● Problem statement
No pictures belong in the copy; return exactly the lines from the one with "Recreate this image" through the one with "const topIdx = nDs - 1;", both ends included, and nothing else.
• • • • •
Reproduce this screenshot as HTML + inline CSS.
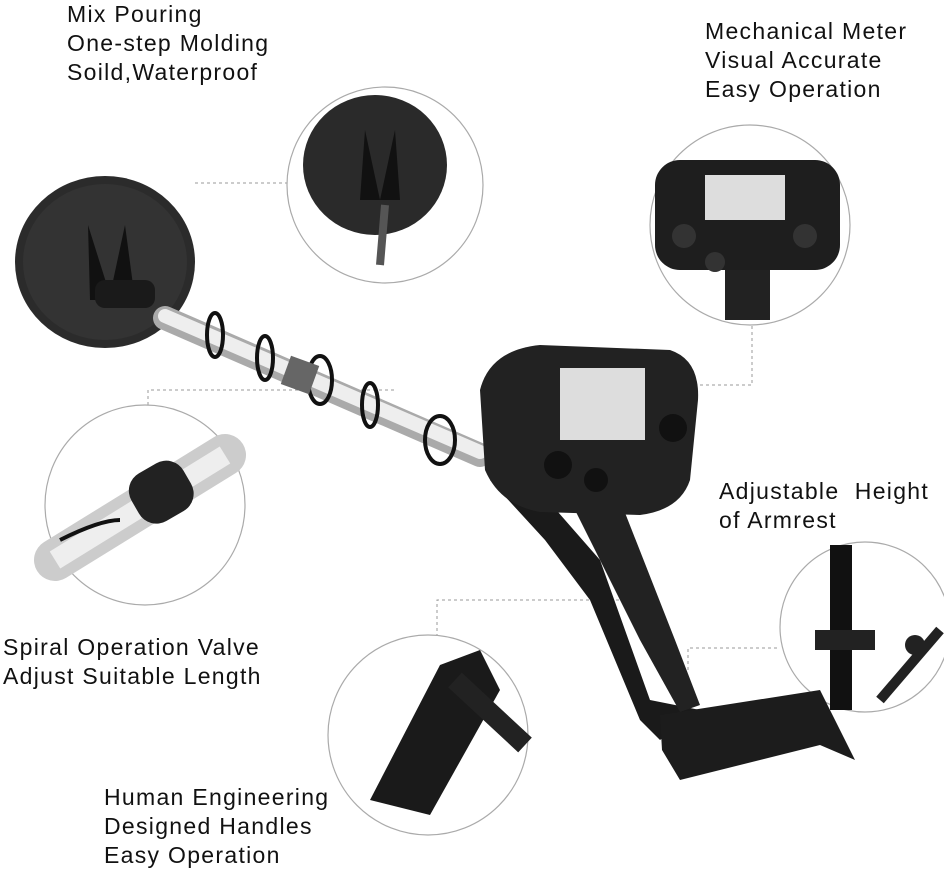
<!DOCTYPE html>
<html><head><style>
body{margin:0;width:944px;height:871px;background:#fff;overflow:hidden;position:relative;font-family:"Liberation Sans",sans-serif}
.t{position:absolute;font-size:23px;line-height:29px;color:#111;letter-spacing:1.3px;white-space:pre}
</style></head><body>
<svg width="944" height="871" style="position:absolute;left:0;top:0">
<g stroke="#999" stroke-dasharray="3,3" fill="none" stroke-width="1">
<path d="M195 183H287"/><path d="M148 405V390H395"/><path d="M700 385H752V325"/><path d="M437 655V600H627"/><path d="M688 670V648H780"/>
</g>
<g stroke="#aaa" stroke-width="1.2" fill="#fff">
<circle cx="385" cy="185" r="98"/><circle cx="750" cy="225" r="100"/><circle cx="145" cy="505" r="100"/><circle cx="865" cy="627" r="85"/><circle cx="428" cy="735" r="100"/>
</g>
<ellipse cx="375" cy="165" rx="72" ry="70" fill="#2a2a2a"/>
<path d="M365 130L380 200 395 130 400 200H360Z" fill="#111"/>
<path d="M385 205L380 265" stroke="#555" stroke-width="8"/>
<rect x="655" y="160" width="185" height="110" rx="25" fill="#1e1e1e"/>
<rect x="705" y="175" width="80" height="45" fill="#ddd"/>
<circle cx="684" cy="236" r="12" fill="#333"/><circle cx="805" cy="236" r="12" fill="#333"/><circle cx="715" cy="262" r="10" fill="#333"/>
<rect x="725" y="270" width="45" height="50" fill="#222"/>
<path d="M55 560L225 455" stroke="#ccc" stroke-width="42" stroke-linecap="round"/>
<path d="M55 560L225 455" stroke="#eee" stroke-width="20"/>
<rect x="130" y="465" width="60" height="55" rx="20" fill="#222" transform="rotate(-30 160 490)"/>
<path d="M60 540Q100 520 120 520" stroke="#111" stroke-width="4" fill="none"/>
<rect x="830" y="545" width="22" height="165" fill="#111"/>
<rect x="815" y="630" width="60" height="20" fill="#222"/>
<path d="M880 700L940 630" stroke="#222" stroke-width="10"/>
<circle cx="915" cy="645" r="10" fill="#222"/>
<path d="M370 800L440 665 480 650 500 690 430 815Z" fill="#1a1a1a"/>
<path d="M455 680L525 745" stroke="#222" stroke-width="20"/>
<ellipse cx="105" cy="262" rx="90" ry="86" fill="#2b2b2b"/>
<ellipse cx="105" cy="262" rx="82" ry="78" fill="#333"/>
<path d="M88 225L110 295 125 225 135 300H90Z" fill="#111"/>
<rect x="95" y="280" width="60" height="28" rx="10" fill="#1a1a1a"/>
<path d="M165 318L480 455" stroke="#aaa" stroke-width="24" stroke-linecap="round"/>
<path d="M165 316L480 452" stroke="#eee" stroke-width="14" stroke-linecap="round"/>
<g stroke="#111" stroke-width="4" fill="none">
<ellipse cx="215" cy="335" rx="8" ry="22"/><ellipse cx="265" cy="358" rx="8" ry="22"/><ellipse cx="320" cy="380" rx="12" ry="24"/><ellipse cx="370" cy="405" rx="8" ry="22"/><ellipse cx="440" cy="440" rx="15" ry="24"/>
</g>
<rect x="285" y="360" width="30" height="30" fill="#666" transform="rotate(20 300 375)"/>
<path d="M490 480L530 480 600 560 650 700 700 710 660 740 640 720 590 600 545 540Z" fill="#1a1a1a"/>
<path d="M570 500L620 500 675 640 700 705 680 712 640 640Z" fill="#222"/>
<path d="M660 715L820 690 855 760 820 745 680 780 662 750Z" fill="#1c1c1c"/>
<path d="M480 390Q490 350 540 345L670 350Q700 360 698 400L690 480Q680 510 640 515L540 512Q500 505 485 470Z" fill="#222"/>
<rect x="560" y="368" width="85" height="72" fill="#ddd"/>
<circle cx="558" cy="465" r="14" fill="#111"/><circle cx="673" cy="428" r="14" fill="#111"/><circle cx="596" cy="480" r="12" fill="#111"/>
</svg>
<div class="t" style="left:67px;top:0px">Mix Pouring
One-step Molding
Soild,Waterproof</div>
<div class="t" style="left:705px;top:17px">Mechanical Meter
Visual Accurate
Easy Operation</div>
<div class="t" style="left:719px;top:477px">Adjustable  Height
of Armrest</div>
<div class="t" style="left:3px;top:633px">Spiral Operation Valve
Adjust Suitable Length</div>
<div class="t" style="left:104px;top:783px">Human Engineering
Designed Handles
Easy Operation</div>
</body></html>
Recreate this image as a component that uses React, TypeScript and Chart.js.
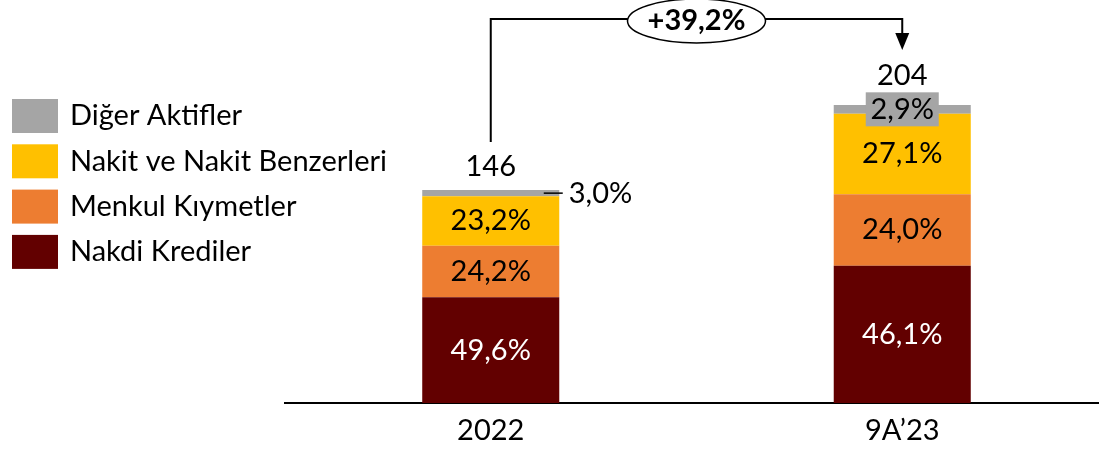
import React, { useEffect, useRef } from "react";
import { Chart, registerables } from "chart.js";

Chart.register(...registerables);

// ---- Data ----
const categories = ["2022", "9A’23"];
const totals = [146, 204];
const seriesNames = [
  "Nakdi Krediler",
  "Menkul Kıymetler",
  "Nakit ve Nakit Benzerleri",
  "Diğer Aktifler",
];
const nakdiKredilerShare = [49.6, 46.1];
const menkulKiymetlerShare = [24.2, 24.0];
const nakitShare = [23.2, 27.1];
const digerAktiflerShare = [3.0, 2.9];
const growthLabel = "+39,2%";

const shares = [nakdiKredilerShare, menkulKiymetlerShare, nakitShare, digerAktiflerShare];

// ---- Styles ----
const COLORS = ["#620000", "#ED7D31", "#FFC000", "#A5A5A5"];
const FONT_FAMILY = "Lato, 'Open Sans', sans-serif";
const FONT_SIZE = 29;

const fmtPct = (v: number) => v.toFixed(1).replace(".", ",") + "%";
const fmtNum = (v: number) => String(v);

const overlayPlugin = {
  id: "overlay",
  afterDatasetsDraw(chart: any) {
    const ctx: CanvasRenderingContext2D = chart.ctx;
    ctx.save();
    ctx.font = `${FONT_SIZE}px ${FONT_FAMILY}`;
    ctx.textBaseline = "middle";

    const nDs = chart.data.datasets.length;
    const topIdx = nDs - 1;

    // segment labels
    chart.data.datasets.forEach((ds: any, di: number) => {
      const meta = chart.getDatasetMeta(di);
      meta.data.forEach((bar: any, i: number) => {
        const { x, y, base } = bar.getProps(["x", "y", "base"], true);
        const cy = (y + base) / 2;
        const text = fmtPct(shares[di][i]);
        if (di === topIdx) {
          if (i === 0) {
            // outside label with leader line
            ctx.strokeStyle = "#000";
            ctx.lineWidth = 1.5;
            ctx.beginPath();
            ctx.moveTo(x + 53, cy);
            ctx.lineTo(x + 72, cy);
            ctx.stroke();
            ctx.fillStyle = "#000";
            ctx.textAlign = "left";
            ctx.fillText(text, x + 78, cy);
          } else {
            // boxed label
            const bw = 73;
            const bh = 34;
            ctx.fillStyle = COLORS[di];
            ctx.fillRect(x - bw / 2, cy - bh / 2, bw, bh);
            ctx.fillStyle = "#000";
            ctx.textAlign = "center";
            ctx.fillText(text, x, cy);
          }
        } else {
          ctx.fillStyle = di === 0 ? "#FFFFFF" : "#000000";
          ctx.textAlign = "center";
          ctx.fillText(text, x, cy);
        }
      });
    });

    // totals
    const topMeta = chart.getDatasetMeta(topIdx);
    const totalOffsets = [23, 29];
    topMeta.data.forEach((bar: any, i: number) => {
      const { x, y } = bar.getProps(["x", "y"], true);
      ctx.fillStyle = "#000";
      ctx.textAlign = "center";
      ctx.fillText(fmtNum(totals[i]), x, y - totalOffsets[i]);
    });

    // growth bracket
    const b0 = topMeta.data[0].getProps(["x"], true);
    const b1 = topMeta.data[1].getProps(["x"], true);
    const x0 = b0.x;
    const x1 = b1.x;
    const lineY = 19;
    ctx.strokeStyle = "#000";
    ctx.lineWidth = 2;
    ctx.beginPath();
    ctx.moveTo(x0, 142);
    ctx.lineTo(x0, lineY);
    ctx.lineTo(x1, lineY);
    ctx.lineTo(x1, 34);
    ctx.stroke();
    // arrow head
    ctx.fillStyle = "#000";
    ctx.beginPath();
    ctx.moveTo(x1 - 7, 33);
    ctx.lineTo(x1 + 7, 33);
    ctx.lineTo(x1, 50);
    ctx.closePath();
    ctx.fill();
    // ellipse
    const ex = (x0 + x1) / 2;
    const ey = 21;
    ctx.beginPath();
    ctx.ellipse(ex, ey, 69, 22, 0, 0, Math.PI * 2);
    ctx.fillStyle = "#fff";
    ctx.fill();
    ctx.lineWidth = 1.5;
    ctx.stroke();
    ctx.fillStyle = "#000";
    ctx.font = `bold ${FONT_SIZE}px ${FONT_FAMILY}`;
    ctx.textAlign = "center";
    ctx.fillText(growthLabel, ex, ey);

    ctx.restore();
  },
  afterDraw(chart: any) {
    // legend (top item = last dataset)
    const ctx: CanvasRenderingContext2D = chart.ctx;
    ctx.save();
    ctx.font = `${FONT_SIZE}px ${FONT_FAMILY}`;
    ctx.textBaseline = "middle";
    ctx.textAlign = "left";
    const ds = chart.data.datasets;
    const order = ds.map((_: any, i: number) => i).reverse();
    order.forEach((di: number, k: number) => {
      const top = 99 + k * 45.3;
      ctx.fillStyle = ds[di].backgroundColor;
      ctx.fillRect(12, top, 46, 34);
      ctx.fillStyle = "#000";
      ctx.fillText(ds[di].label, 70, top + 17);
    });
    ctx.restore();
  },
};

export default function App() {
  const canvasRef = useRef<HTMLCanvasElement | null>(null);

  useEffect(() => {
    if (!canvasRef.current) return;
    const data = {
      labels: categories,
      datasets: seriesNames.map((name, di) => ({
        label: name,
        data: totals.map((t, i) => (t * shares[di][i]) / 100),
        backgroundColor: COLORS[di],
        borderWidth: 0,
        categoryPercentage: 1,
        barPercentage: 0.333,
      })),
    };
    const chart = new Chart(canvasRef.current, {
      type: "bar",
      data,
      options: {
        animation: false,
        responsive: false,
        devicePixelRatio: 1,
        layout: { padding: { left: 285, right: 2, top: 9, bottom: 0 } },
        plugins: {
          legend: { display: false },
          tooltip: { enabled: false },
        },
        scales: {
          x: {
            stacked: true,
            grid: { display: false, drawTicks: false },
            border: { display: true, color: "#000", width: 2 },
            ticks: {
              color: "#000",
              padding: 10,
              font: { family: FONT_FAMILY, size: FONT_SIZE },
            },
            afterFit: (scale: any) => {
              scale.height = 46;
            },
          },
          y: {
            stacked: true,
            display: false,
            min: 0,
            max: 270,
          },
        },
      },
      plugins: [overlayPlugin],
    });
    return () => chart.destroy();
  }, []);

  return (
    <div
      style={{
        position: "fixed",
        top: 0,
        left: 0,
        width: 1099,
        height: 449,
        overflow: "hidden",
        background: "#fff",
      }}
    >
      <canvas
        ref={canvasRef}
        width={1110}
        height={449}
        style={{ display: "block", width: 1110, height: 449 }}
      />
    </div>
  );
}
• • • • •
● Result
Recreate this image as a component that uses React, TypeScript and Chart.js.
import React, { useEffect, useRef } from "react";
import { Chart, registerables } from "chart.js";

Chart.register(...registerables);

// ---- Data ----
const categories = ["2022", "9A’23"];
const totals = [146, 204];
const seriesNames = [
  "Nakdi Krediler",
  "Menkul Kıymetler",
  "Nakit ve Nakit Benzerleri",
  "Diğer Aktifler",
];
const nakdiKredilerShare = [49.6, 46.1];
const menkulKiymetlerShare = [24.2, 24.0];
const nakitShare = [23.2, 27.1];
const digerAktiflerShare = [3.0, 2.9];
const growthLabel = "+39,2%";

const shares = [nakdiKredilerShare, menkulKiymetlerShare, nakitShare, digerAktiflerShare];

// ---- Styles ----
const COLORS = ["#620000", "#ED7D31", "#FFC000", "#A5A5A5"];
const FONT_FAMILY = "Lato, 'Open Sans', sans-serif";
const FONT_SIZE = 29;

const fmtPct = (v: number) => v.toFixed(1).replace(".", ",") + "%";
const fmtNum = (v: number) => String(v);

const overlayPlugin = {
  id: "overlay",
  afterDatasetsDraw(chart: any) {
    const ctx: CanvasRenderingContext2D = chart.ctx;
    ctx.save();
    ctx.font = `${FONT_SIZE}px ${FONT_FAMILY}`;
    ctx.textBaseline = "middle";

    const nDs = chart.data.datasets.length;
    const topIdx = nDs - 1;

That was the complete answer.